━━━ Information supplied ━━━

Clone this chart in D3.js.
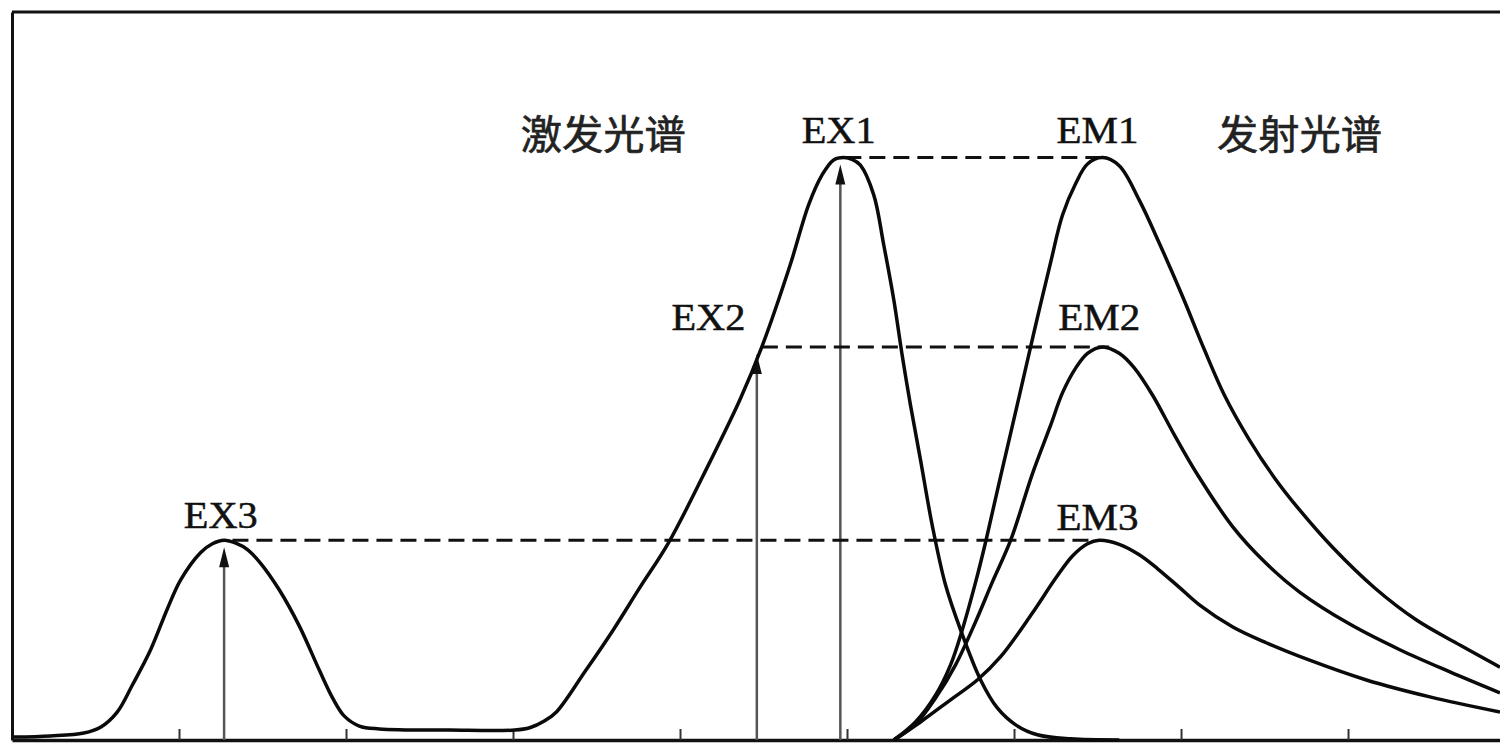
<!DOCTYPE html>
<html>
<head>
<meta charset="utf-8">
<script src="https://cdn.jsdelivr.net/npm/d3@7"></script>
<style>
  html, body { margin: 0; padding: 0; background: #fff; }
  svg { display: block; }
</style>
</head>
<body>
<svg id="chart" width="1500" height="743"></svg>
<script>
// ---------- data (arbitrary wavelength units / relative intensity) ----------
const tickValues = [1, 2, 3, 4, 5, 6, 7, 8];

const excitation = [
  [0.01,0.005],[0.23,0.007],[0.43,0.012],[0.53,0.022],[0.63,0.048],[0.72,0.094],
  [0.83,0.155],[0.93,0.225],[1.01,0.275],[1.13,0.322],[1.20,0.337],[1.27,0.343],
  [1.34,0.338],[1.41,0.327],[1.49,0.303],[1.60,0.258],[1.72,0.196],[1.84,0.120],
  [1.92,0.072],[1.99,0.041],[2.08,0.024],[2.20,0.019],[2.62,0.017],[3.01,0.017],
  [3.10,0.021],[3.19,0.033],[3.26,0.048],[3.43,0.117],[3.60,0.189],[3.76,0.262],
  [3.93,0.338],[4.18,0.478],[4.36,0.585],[4.49,0.675],[4.66,0.816],[4.77,0.919],
  [4.85,0.970],[4.92,0.996],[4.98,1.0],[5.03,0.997],[5.08,0.987],[5.16,0.936],
  [5.22,0.850],[5.28,0.756],[5.33,0.661],[5.38,0.575],[5.44,0.481],[5.51,0.369],
  [5.59,0.266],[5.68,0.189],[5.80,0.103],[5.90,0.055],[6.01,0.026],[6.14,0.009],
  [6.34,0.002],[6.63,0.0]
];

const em1 = [
  [5.28,0.0],[5.41,0.031],[5.53,0.077],[5.62,0.129],[5.69,0.189],[5.77,0.271],
  [5.83,0.340],[5.92,0.453],[6.04,0.601],[6.13,0.713],[6.22,0.821],[6.29,0.901],
  [6.37,0.956],[6.44,0.989],[6.53,1.0],[6.63,0.986],[6.75,0.927],[6.87,0.853],
  [7.01,0.761],[7.14,0.670],[7.26,0.592],[7.41,0.515],[7.56,0.450],[7.71,0.395],
  [7.91,0.330],[8.16,0.261],[8.41,0.206],[8.67,0.163],[8.91,0.125]
];

const em2 = [
  [5.28,0.0],[5.41,0.027],[5.53,0.072],[5.65,0.129],[5.77,0.203],[5.87,0.271],
  [5.98,0.343],[6.11,0.457],[6.22,0.541],[6.29,0.596],[6.37,0.639],[6.44,0.664],
  [6.53,0.675],[6.63,0.664],[6.72,0.639],[6.83,0.592],[6.96,0.524],[7.10,0.455],
  [7.31,0.366],[7.50,0.306],[7.71,0.254],[8.01,0.199],[8.31,0.155],[8.61,0.117],
  [8.91,0.081]
];

const em3 = [
  [5.28,0.0],[5.44,0.031],[5.62,0.069],[5.78,0.103],[5.92,0.143],[6.11,0.218],
  [6.25,0.278],[6.35,0.316],[6.44,0.337],[6.51,0.343],[6.63,0.336],[6.75,0.318],
  [6.86,0.294],[6.99,0.262],[7.11,0.232],[7.31,0.194],[7.51,0.167],[7.77,0.137],
  [8.11,0.103],[8.49,0.074],[8.91,0.048]
];

// excitation wavelengths (arrows) and their intensity levels
const exWavelengths = [1.27, 4.46, 4.96];
const exLevels      = [0.343, 0.675, 1.0];

// dashed level lines: level, start, end
const levelLines = [
  [1.0,   4.99, 6.52],
  [0.675, 4.49, 6.57],
  [0.343, 1.32, 6.45]
];

// text labels: text, x, y
const peakLabels = [
  ["EX1", 4.95, 1.025], ["EM1", 6.50, 1.025],
  ["EX2", 4.17, 0.704], ["EM2", 6.51, 0.704],
  ["EX3", 1.25, 0.364], ["EM3", 6.50, 0.361]
];
const titleLabels = [
  ["激发光谱", 3.54, 1.015],
  ["发射光谱", 7.71, 1.015]
];

// ---------- drawing ----------
const svg = d3.select("#chart");
const x = d3.scaleLinear().domain([0, 8.91]).range([12, 1500]);
const y = d3.scaleLinear().domain([0, 1.25]).range([740, 12]);

// frame: top border
svg.append("line")
  .attr("x1", x(0)).attr("x2", 1500)
  .attr("y1", y(1.25)).attr("y2", y(1.25))
  .attr("stroke", "#111").attr("stroke-width", 3);

// left axis
const gl = svg.append("g").attr("transform", `translate(${x(0)},0)`)
  .call(d3.axisLeft(y).tickValues([]).tickSizeOuter(0));
gl.select(".domain").attr("stroke", "#111").attr("stroke-width", 3);

// bottom axis with upward ticks
const gb = svg.append("g").attr("transform", `translate(0,${y(0)})`)
  .call(d3.axisBottom(x).tickValues(tickValues).tickSize(-11).tickSizeOuter(0).tickFormat(""));
gb.select(".domain").attr("stroke", "#111").attr("stroke-width", 3.5);
gb.selectAll(".tick line").attr("stroke", "#333").attr("stroke-width", 2);

// arrows (excitation wavelengths)
exWavelengths.forEach((w, i) => {
  const px = x(w);
  const tip = y(exLevels[i]) + 7;
  svg.append("line")
    .attr("x1", px).attr("x2", px)
    .attr("y1", y(0)).attr("y2", tip + 10)
    .attr("stroke", "#555").attr("stroke-width", 2.5);
  svg.append("path")
    .attr("d", `M${px},${tip} L${px - 5},${tip + 20} L${px + 5},${tip + 20} Z`)
    .attr("fill", "#111");
});

// dashed level lines
svg.selectAll(".lvl").data(levelLines).join("line")
  .attr("x1", d => x(d[1])).attr("x2", d => x(d[2]))
  .attr("y1", d => y(d[0])).attr("y2", d => y(d[0]))
  .attr("stroke", "#111").attr("stroke-width", 3)
  .attr("stroke-dasharray", "16,8");

// spectra curves
const line = d3.line().x(d => x(d[0])).y(d => y(d[1])).curve(d3.curveCatmullRom.alpha(0.5));
[excitation, em1, em2, em3].forEach(s => {
  svg.append("path").datum(s)
    .attr("d", line)
    .attr("fill", "none")
    .attr("stroke", "#0a0a0a")
    .attr("stroke-width", 3.5)
    .attr("stroke-linejoin", "round");
});

// peak labels
svg.selectAll(".pk").data(peakLabels).join("text")
  .attr("x", d => x(d[1])).attr("y", d => y(d[2]))
  .attr("text-anchor", "middle")
  .attr("font-family", "'Liberation Serif', 'DejaVu Serif', serif")
  .attr("font-size", 37)
  .attr("fill", "#111")
  .attr("stroke", "#111").attr("stroke-width", 0.5)
  .attr("textLength", d => d[0].includes("M") ? 82 : 74)
  .attr("lengthAdjust", "spacingAndGlyphs")
  .text(d => d[0]);

// titles
svg.selectAll(".tt").data(titleLabels).join("text")
  .attr("x", d => x(d[1])).attr("y", d => y(d[2]))
  .attr("text-anchor", "middle")
  .attr("font-family", "'Noto Sans CJK SC', sans-serif")
  .attr("font-size", 40)
  .attr("fill", "#222")
  .attr("stroke", "#222").attr("stroke-width", 0.6)
  .attr("textLength", 165)
  .attr("lengthAdjust", "spacingAndGlyphs")
  .text(d => d[0]);
</script>
</body>
</html>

━━━

**Stated goal**
From the data above, write out everything exactly except the pictures.

**Response for this exercise**
Clone this chart in D3.js.
<!DOCTYPE html>
<html>
<head>
<meta charset="utf-8">
<script src="https://cdn.jsdelivr.net/npm/d3@7"></script>
<style>
  html, body { margin: 0; padding: 0; background: #fff; }
  svg { display: block; }
</style>
</head>
<body>
<svg id="chart" width="1500" height="743"></svg>
<script>
// ---------- data (arbitrary wavelength units / relative intensity) ----------
const tickValues = [1, 2, 3, 4, 5, 6, 7, 8];

const excitation = [
  [0.01,0.005],[0.23,0.007],[0.43,0.012],[0.53,0.022],[0.63,0.048],[0.72,0.094],
  [0.83,0.155],[0.93,0.225],[1.01,0.275],[1.13,0.322],[1.20,0.337],[1.27,0.343],
  [1.34,0.338],[1.41,0.327],[1.49,0.303],[1.60,0.258],[1.72,0.196],[1.84,0.120],
  [1.92,0.072],[1.99,0.041],[2.08,0.024],[2.20,0.019],[2.62,0.017],[3.01,0.017],
  [3.10,0.021],[3.19,0.033],[3.26,0.048],[3.43,0.117],[3.60,0.189],[3.76,0.262],
  [3.93,0.338],[4.18,0.478],[4.36,0.585],[4.49,0.675],[4.66,0.816],[4.77,0.919],
  [4.85,0.970],[4.92,0.996],[4.98,1.0],[5.03,0.997],[5.08,0.987],[5.16,0.936],
  [5.22,0.850],[5.28,0.756],[5.33,0.661],[5.38,0.575],[5.44,0.481],[5.51,0.369],
  [5.59,0.266],[5.68,0.189],[5.80,0.103],[5.90,0.055],[6.01,0.026],[6.14,0.009],
  [6.34,0.002],[6.63,0.0]
];

const em1 = [
  [5.28,0.0],[5.41,0.031],[5.53,0.077],[5.62,0.129],[5.69,0.189],[5.77,0.271],
  [5.83,0.340],[5.92,0.453],[6.04,0.601],[6.13,0.713],[6.22,0.821],[6.29,0.901],
  [6.37,0.956],[6.44,0.989],[6.53,1.0],[6.63,0.986],[6.75,0.927],[6.87,0.853],
  [7.01,0.761],[7.14,0.670],[7.26,0.592],[7.41,0.515],[7.56,0.450],[7.71,0.395],
  [7.91,0.330],[8.16,0.261],[8.41,0.206],[8.67,0.163],[8.91,0.125]
];

const em2 = [
  [5.28,0.0],[5.41,0.027],[5.53,0.072],[5.65,0.129],[5.77,0.203],[5.87,0.271],
  [5.98,0.343],[6.11,0.457],[6.22,0.541],[6.29,0.596],[6.37,0.639],[6.44,0.664],
  [6.53,0.675],[6.63,0.664],[6.72,0.639],[6.83,0.592],[6.96,0.524],[7.10,0.455],
  [7.31,0.366],[7.50,0.306],[7.71,0.254],[8.01,0.199],[8.31,0.155],[8.61,0.117],
  [8.91,0.081]
];

const em3 = [
  [5.28,0.0],[5.44,0.031],[5.62,0.069],[5.78,0.103],[5.92,0.143],[6.11,0.218],
  [6.25,0.278],[6.35,0.316],[6.44,0.337],[6.51,0.343],[6.63,0.336],[6.75,0.318],
  [6.86,0.294],[6.99,0.262],[7.11,0.232],[7.31,0.194],[7.51,0.167],[7.77,0.137],
  [8.11,0.103],[8.49,0.074],[8.91,0.048]
];

// excitation wavelengths (arrows) and their intensity levels
const exWavelengths = [1.27, 4.46, 4.96];
const exLevels      = [0.343, 0.675, 1.0];

// dashed level lines: level, start, end
const levelLines = [
  [1.0,   4.99, 6.52],
  [0.675, 4.49, 6.57],
  [0.343, 1.32, 6.45]
];

// text labels: text, x, y
const peakLabels = [
  ["EX1", 4.95, 1.025], ["EM1", 6.50, 1.025],
  ["EX2", 4.17, 0.704], ["EM2", 6.51, 0.704],
  ["EX3", 1.25, 0.364], ["EM3", 6.50, 0.361]
];
const titleLabels = [
  ["激发光谱", 3.54, 1.015],
  ["发射光谱", 7.71, 1.015]
];

// ---------- drawing ----------
const svg = d3.select("#chart");
const x = d3.scaleLinear().domain([0, 8.91]).range([12, 1500]);
const y = d3.scaleLinear().domain([0, 1.25]).range([740, 12]);

// frame: top border
svg.append("line")
  .attr("x1", x(0)).attr("x2", 1500)
  .attr("y1", y(1.25)).attr("y2", y(1.25))
  .attr("stroke", "#111").attr("stroke-width", 3);

// left axis
const gl = svg.append("g").attr("transform", `translate(${x(0)},0)`)
  .call(d3.axisLeft(y).tickValues([]).tickSizeOuter(0));
gl.select(".domain").attr("stroke", "#111").attr("stroke-width", 3);

// bottom axis with upward ticks
const gb = svg.append("g").attr("transform", `translate(0,${y(0)})`)
  .call(d3.axisBottom(x).tickValues(tickValues).tickSize(-11).tickSizeOuter(0).tickFormat(""));
gb.select(".domain").attr("stroke", "#111").attr("stroke-width", 3.5);
gb.selectAll(".tick line").attr("stroke", "#333").attr("stroke-width", 2);

// arrows (excitation wavelengths)
exWavelengths.forEach((w, i) => {
  const px = x(w);
  const tip = y(exLevels[i]) + 7;
  svg.append("line")
    .attr("x1", px).attr("x2", px)
    .attr("y1", y(0)).attr("y2", tip + 10)
    .attr("stroke", "#555").attr("stroke-width", 2.5);
  svg.append("path")
    .attr("d", `M${px},${tip} L${px - 5},${tip + 20} L${px + 5},${tip + 20} Z`)
    .attr("fill", "#111");
});

// dashed level lines
svg.selectAll(".lvl").data(levelLines).join("line")
  .attr("x1", d => x(d[1])).attr("x2", d => x(d[2]))
  .attr("y1", d => y(d[0])).attr("y2", d => y(d[0]))
  .attr("stroke", "#111").attr("stroke-width", 3)
  .attr("stroke-dasharray", "16,8");

// spectra curves
const line = d3.line().x(d => x(d[0])).y(d => y(d[1])).curve(d3.curveCatmullRom.alpha(0.5));
[excitation, em1, em2, em3].forEach(s => {
  svg.append("path").datum(s)
    .attr("d", line)
    .attr("fill", "none")
    .attr("stroke", "#0a0a0a")
    .attr("stroke-width", 3.5)
    .attr("stroke-linejoin", "round");
});

// peak labels
svg.selectAll(".pk").data(peakLabels).join("text")
  .attr("x", d => x(d[1])).attr("y", d => y(d[2]))
  .attr("text-anchor", "middle")
  .attr("font-family", "'Liberation Serif', 'DejaVu Serif', serif")
  .attr("font-size", 37)
  .attr("fill", "#111")
  .attr("stroke", "#111").attr("stroke-width", 0.5)
  .attr("textLength", d => d[0].includes("M") ? 82 : 74)
  .attr("lengthAdjust", "spacingAndGlyphs")
  .text(d => d[0]);

// titles
svg.selectAll(".tt").data(titleLabels).join("text")
  .attr("x", d => x(d[1])).attr("y", d => y(d[2]))
  .attr("text-anchor", "middle")
  .attr("font-family", "'Noto Sans CJK SC', sans-serif")
  .attr("font-size", 40)
  .attr("fill", "#222")
  .attr("stroke", "#222").attr("stroke-width", 0.6)
  .attr("textLength", 165)
  .attr("lengthAdjust", "spacingAndGlyphs")
  .text(d => d[0]);
</script>
</body>
</html>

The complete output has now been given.